Partai juga merupakan sekolah tempat orang ditempa kapasitas pengelolaan
teritorialnya. Jokowi adalah contoh yang menarik. Dia tidak muncul tiba-tiba di
jajaran elite nasional. Dia ditempa dulu sebagai eksekutif di Solo. Setelah itu
baru dia naik ke provinsi sebesar Jakarta. Partai perlu secara sengaja menciptakan
rekam jejak bagi kadernya. Semuanya harus direncanakan secara matang. Tidak
bisa seorang akademisi mendadak jadi calon presiden. Tanpa kemampuan politik
dan rekam jejak teritorial yang memadai, jangan harap seseorang dapat menjadi
presiden yang mumpuni.
Meroketnya Jokowi tidak tiba-tiba. Semuanya berproses. Kejenuhan pada model
kepemimpinan yang elitis memang berpengaruh. Namun, Jokowi tetap merupakan
sebuah produk sebuah organisasi politik yang matang. Jokowi bergantung pada
PDI-P, tetapi hidup-mati PDI-P tidak bergantung pada Jokowi. Partai tidak
diukur dari elektabilitas calon presidennya. Partai diukur dari jumlah kader
terbaik yang dihasilkannya. Konvensi Partai Demokrat di Amerika Serikat
beberapa waktu yang lalu, misalnya, adalah pertarungan antara dua kader terbaik
partai: Hillary Clinton dan Barack Obama.
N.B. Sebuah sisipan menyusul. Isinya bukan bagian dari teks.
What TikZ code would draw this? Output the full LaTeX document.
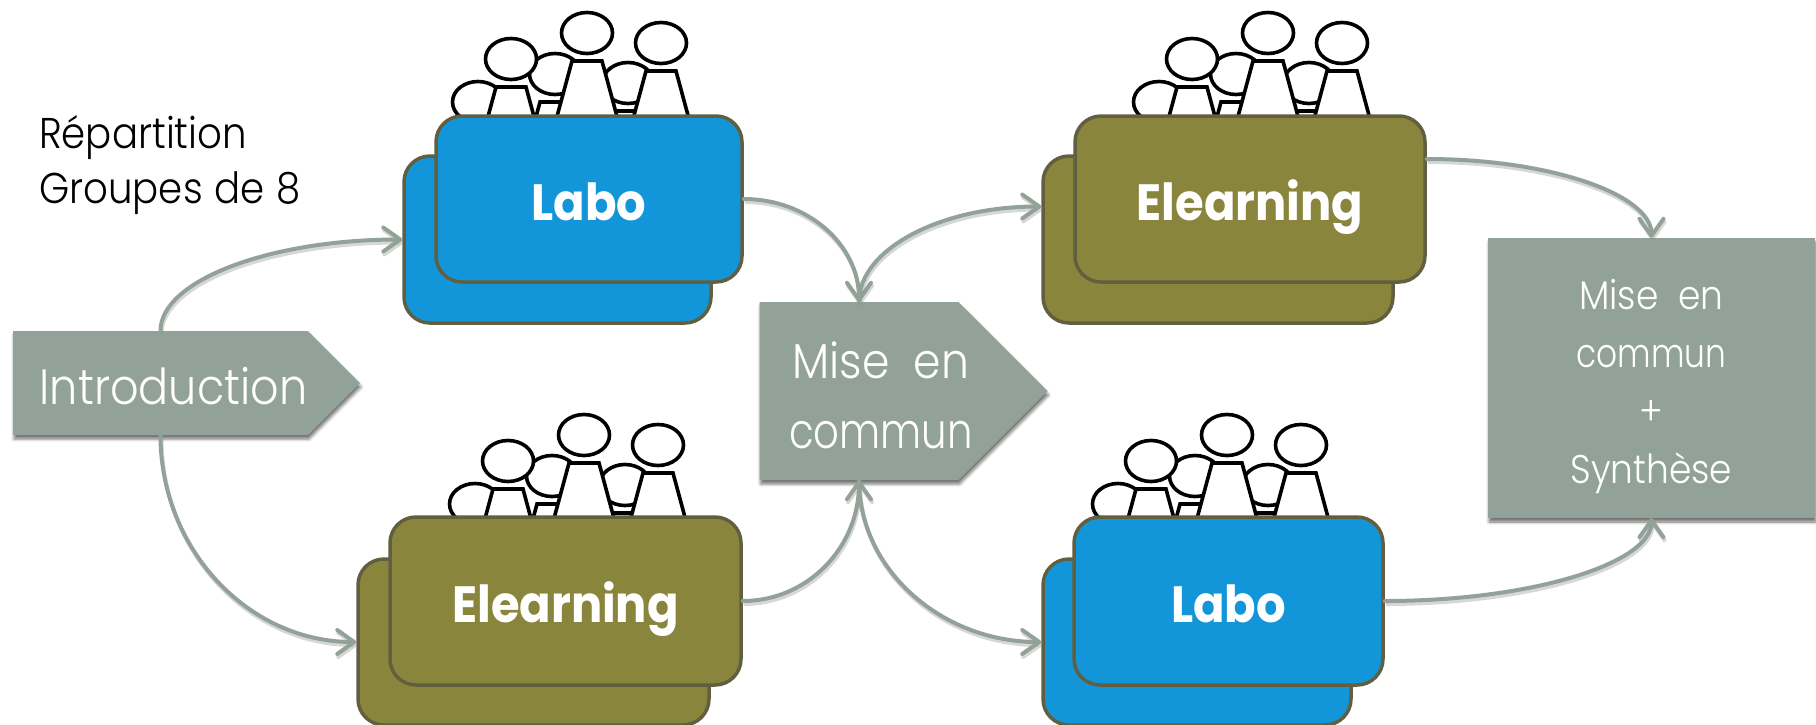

Jadi, sekali lagi, politik jangan terjebak pada pilihan-pilihan yang
sederhana. Jokowi jelas terlalu kuat bagi pesaing-pesaingnya. Politik baru
menarik jika pertarungan terjadi di antara kader-kader terbaik dengan selisih
elektabilitas yang tipis. Saya bermimpi setiap partai kelak membuat konvensi
untuk mendapatkan kader terbaik dari kader-kader terbaiknya. Kader terbaik
itulah yang akan bertarung melawan kader terbaik partai lain. Saya merindukan
satu saat nanti diskusi politik di republik ini tidak melulu bicara soal tokoh
sebab saat itu kita sudah melupakan Jokowi.